Posted: Tue Jul 01, 2008 1:45 pm
by elcolectivofuturo
hey guys this is my first post.... not sure why it took me so long to find this board! I was searching for something on King Tubby on google and came across it.

I've been making some techno and house for a couple of years now... and got into Dub music slowly by listening to old Basic Channel/Rhythm & Sound related records. Then I moved on to some Lee Perry, the King, Wackies, etc...

I've noticed that a lot of these old dub records as well as the rhythm & sound stuff have a thick hiss/noise in the background that kinda swirls around with the rest of the stuff... it's def. not just the analog gear... there has to be something else behind it. I've used some analog drum machines for production and they usually create more of a Hum rather than the Hiss I mentioned.

Is it the analog revebr boxes that are creating this sexy hiss??

also... are most of the basses on old Dub recorded from a bass guitar? how can one do something similar using a computer? samples? or maybe a Vst? usally vsts like Rop Papen's Albino create some good bass but it's usually not as thick.

I'm glad I found this board :-?

cheers

Posted: Tue Jul 01, 2008 10:48 pm
by interruptor
Welcome to the board!

Regarding hiss: Spring reverbs as well as tape delays and the tape machines used for recording do add hiss. I think that's where it comes from. If you hear something swirling it might be the result of sending a signal with hiss through a phaser.
The riddim&sound stuff was produced recently so I am sure that any hiss you can hear on these recordings was intentionally put in the mix.

Regarding bass on old dub records: Bass was done with a bass guitar on almost all tracks I know ("Revolutionary Dream" by pablo moses is an exception - It's a vocal track though). I did use sampled bass and synth with good results - However it must be said that a bass played live by a tight musician has many subtleties that cannot be reproduced using a synth or samples. Particularly when playing music on a big sound system these missing subtleties can make a bass line sound boring and lifeless. This is even more the case as in dub the bass has a lead role.

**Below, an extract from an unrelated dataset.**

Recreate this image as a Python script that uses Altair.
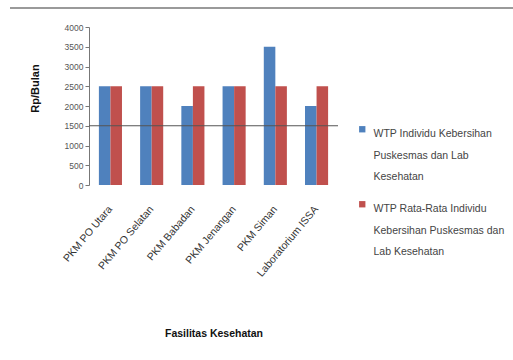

Posted: Wed Feb 04, 2009 2:49 pm
by Klaus5
Reguarding bass, I have found recording a standard guitar and then lowering it by an octave can give a much more organic sound than using a synth. How i do it sometimes is to keep to the E and A strings and afterwards completely cut most of the higher frequencies. It seems to me an ok substitution. This can not always sound so good, especially with my setup which is nothing more than a lead straight from the guitar to my laptops mic input (no amps), and the lowering by an octave (which i just do with Abletons standard knob for adjusting pitch of a wav) can often have unwanted cracking/distortion. Is there a better way of doing this (with my very limited hardware)?

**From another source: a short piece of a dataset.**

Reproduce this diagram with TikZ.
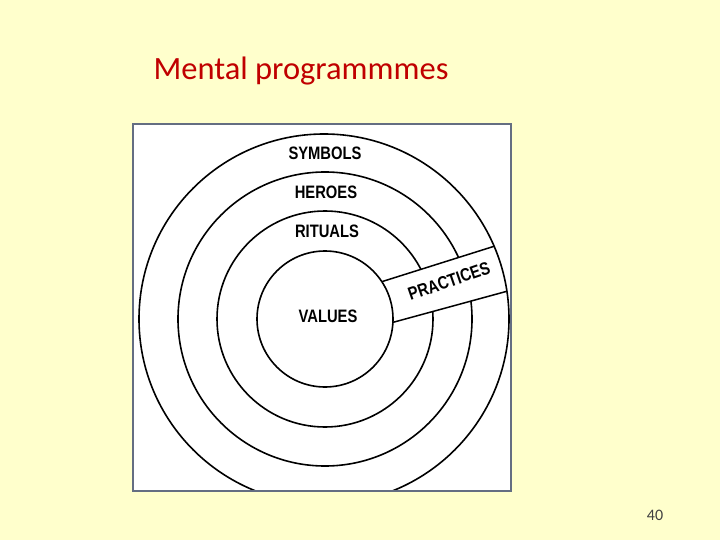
\documentclass[tikz,border=0pt]{standalone}
\usepackage{fontspec}
\setmainfont{Carlito}
\newfontfamily\lblfont[FakeStretch=0.82]{Liberation Sans}
\usetikzlibrary{positioning}
\definecolor{slidebg}{RGB}{255, 255, 204}
\definecolor{titlered}{RGB}{192, 0, 0}
\definecolor{framegray}{RGB}{100, 110, 130}
\definecolor{pagegray}{RGB}{64, 64, 64}

\begin{document}
\begin{tikzpicture}[
      x=1pt, y=-1pt,
      ring/.style={line width=1.6pt, black},
      band/.style={line width=1.5pt, black},
      lbl/.style={font=\lblfont\bfseries\fontsize{18}{21}\selectfont, inner sep=1pt}
    ]
      \useasboundingbox (0,0) rectangle (720,540);
      \fill[slidebg] (0,0) rectangle (720,540);

      % Title and page number
      \node[font=\fontsize{32.5}{38}\selectfont, text=titlered] (title) at (301,71) {Mental programmmes};
      \node[font=\fontsize{16}{18}\selectfont, text=pagegray] (pageno) at (655,515) {40};

      % Scanned figure area
      \fill[white] (133,124) rectangle (511,491);
      \coordinate (ctr) at (325,319);

      \begin{scope}
        \clip (133,124) rectangle (511,491);
        \foreach \r in {147,108} {
          \draw[ring] (ctr) circle (\r pt);
        }
        % Practices band across the outer rings
        \begin{scope}
          \clip (324,319) circle (185pt);
          \fill[white] (370,285.4) -- (515,239.7) -- (520,287.7) -- (380,325.9) -- cycle;
          \draw[band] (370,285.4) -- (515,239.7);
          \draw[band] (380,325.9) -- (520,287.7);
        \end{scope}
        \draw[ring] (324,319) circle (185pt);
        \draw[ring, fill=white] (ctr) circle (68pt);
      \end{scope}
      \draw[framegray, line width=1.2pt] (133,124) rectangle (511,491);

      % Layer labels
      \node[lbl] (symbols) at (325,153) {SYMBOLS};
      \node[lbl] (heroes) at (326,192) {HEROES};
      \node[lbl] (rituals) at (327,231) {RITUALS};
      \node[lbl] (values) at (328,316) {VALUES};
      \node[lbl, rotate=19] (practices) at (449,281) {PRACTICES};
    \end{tikzpicture}
\end{document}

Posted: Thu Feb 05, 2009 3:13 am
by Neil C
About hiss:
The first track here by Rhythm & Sound
http://www.last.fm/music/Rhythm%2B%2526%2BSound

certainly has a lot of hiss. This is more hiss than on any 70'd dub I've heard. On old dub if you can hear any hiss, it would have been an unavoidable by-product of the analogue equipment and tape.
Rhythm & Sound must be deliberately adding it, at least on that first track. Whether you think it improves the track and you'd want to add hiss yourself that is up to you. I don't know what the best source of hiss is though- there are various things you could try - the first thing I might try is play a blank cassette tape into my DAW at high gain. A band pass filter on white or pink noise might work too.

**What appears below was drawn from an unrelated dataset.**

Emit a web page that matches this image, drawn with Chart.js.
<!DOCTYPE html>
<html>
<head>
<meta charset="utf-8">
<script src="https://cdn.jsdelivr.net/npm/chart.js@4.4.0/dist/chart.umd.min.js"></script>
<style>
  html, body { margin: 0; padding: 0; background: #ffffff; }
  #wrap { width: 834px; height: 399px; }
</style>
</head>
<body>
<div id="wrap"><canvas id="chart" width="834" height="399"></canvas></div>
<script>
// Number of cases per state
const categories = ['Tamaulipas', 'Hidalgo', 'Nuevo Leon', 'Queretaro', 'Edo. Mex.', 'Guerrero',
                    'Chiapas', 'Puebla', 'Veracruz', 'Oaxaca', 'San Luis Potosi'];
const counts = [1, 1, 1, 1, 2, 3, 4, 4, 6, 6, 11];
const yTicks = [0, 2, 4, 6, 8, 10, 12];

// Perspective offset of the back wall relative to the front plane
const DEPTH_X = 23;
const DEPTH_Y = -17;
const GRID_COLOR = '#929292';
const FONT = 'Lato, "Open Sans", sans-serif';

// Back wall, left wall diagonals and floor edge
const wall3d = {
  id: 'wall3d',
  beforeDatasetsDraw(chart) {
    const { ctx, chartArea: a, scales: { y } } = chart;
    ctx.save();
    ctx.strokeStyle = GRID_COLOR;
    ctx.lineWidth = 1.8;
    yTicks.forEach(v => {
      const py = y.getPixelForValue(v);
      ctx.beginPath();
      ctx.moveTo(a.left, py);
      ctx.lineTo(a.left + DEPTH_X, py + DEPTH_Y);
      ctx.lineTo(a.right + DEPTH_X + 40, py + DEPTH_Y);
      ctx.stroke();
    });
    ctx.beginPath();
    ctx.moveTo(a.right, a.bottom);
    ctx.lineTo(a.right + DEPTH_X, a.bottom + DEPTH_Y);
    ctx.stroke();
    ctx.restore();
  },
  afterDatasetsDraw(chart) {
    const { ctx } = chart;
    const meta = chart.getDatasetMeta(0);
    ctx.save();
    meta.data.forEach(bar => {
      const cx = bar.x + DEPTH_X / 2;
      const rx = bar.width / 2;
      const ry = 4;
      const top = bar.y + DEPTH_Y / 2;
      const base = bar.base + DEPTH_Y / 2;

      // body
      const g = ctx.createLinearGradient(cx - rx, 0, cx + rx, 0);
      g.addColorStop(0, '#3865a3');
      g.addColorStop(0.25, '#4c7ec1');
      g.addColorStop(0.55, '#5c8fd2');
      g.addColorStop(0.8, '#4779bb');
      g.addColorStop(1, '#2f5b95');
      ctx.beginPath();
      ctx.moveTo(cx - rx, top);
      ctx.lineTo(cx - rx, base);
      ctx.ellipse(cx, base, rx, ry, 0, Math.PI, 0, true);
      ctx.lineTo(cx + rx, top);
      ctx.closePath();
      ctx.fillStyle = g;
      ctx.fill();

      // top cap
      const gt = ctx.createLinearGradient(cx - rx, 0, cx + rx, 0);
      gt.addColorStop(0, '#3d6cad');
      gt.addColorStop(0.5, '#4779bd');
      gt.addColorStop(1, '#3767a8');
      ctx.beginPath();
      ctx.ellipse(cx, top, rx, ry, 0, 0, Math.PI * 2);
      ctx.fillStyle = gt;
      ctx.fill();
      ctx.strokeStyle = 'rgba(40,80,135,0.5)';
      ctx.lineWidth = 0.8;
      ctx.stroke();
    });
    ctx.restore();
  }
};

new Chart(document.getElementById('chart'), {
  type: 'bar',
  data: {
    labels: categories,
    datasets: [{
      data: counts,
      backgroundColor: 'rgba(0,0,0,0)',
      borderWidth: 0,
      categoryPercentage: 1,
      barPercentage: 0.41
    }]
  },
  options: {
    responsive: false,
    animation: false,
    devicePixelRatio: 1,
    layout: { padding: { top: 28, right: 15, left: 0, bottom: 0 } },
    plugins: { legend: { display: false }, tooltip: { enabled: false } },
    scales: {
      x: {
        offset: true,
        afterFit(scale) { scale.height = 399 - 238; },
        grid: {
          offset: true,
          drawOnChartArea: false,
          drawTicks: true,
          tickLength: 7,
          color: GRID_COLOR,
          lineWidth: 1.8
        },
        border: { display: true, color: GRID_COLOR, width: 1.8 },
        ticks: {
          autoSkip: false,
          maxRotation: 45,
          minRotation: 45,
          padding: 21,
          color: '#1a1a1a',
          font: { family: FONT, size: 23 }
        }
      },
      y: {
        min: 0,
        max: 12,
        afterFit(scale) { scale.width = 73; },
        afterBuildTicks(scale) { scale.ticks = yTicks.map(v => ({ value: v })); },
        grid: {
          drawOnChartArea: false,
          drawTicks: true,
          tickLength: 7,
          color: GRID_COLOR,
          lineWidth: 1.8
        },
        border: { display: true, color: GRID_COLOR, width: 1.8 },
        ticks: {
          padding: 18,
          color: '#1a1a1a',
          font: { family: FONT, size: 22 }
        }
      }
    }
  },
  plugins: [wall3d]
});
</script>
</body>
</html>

Bass - certainly on nearly all pre-80's dub the bass would have been bass guitar. There was very little use of synths on 70's dub.

Posted: Sat Jun 06, 2009 1:02 pm
by Klaus5
there is what appears to be very deliberate hiss in a version which i forget the artist/engineer of "mariguana" ("mariguana, mariguana, jah send it on yuh, feel allright now.." is the vocals i can remember)

The hiss builds independant of any other effects (as far as my untrained ears can make out). It works really well on that track, the only one i am aware of with deliberate hiss.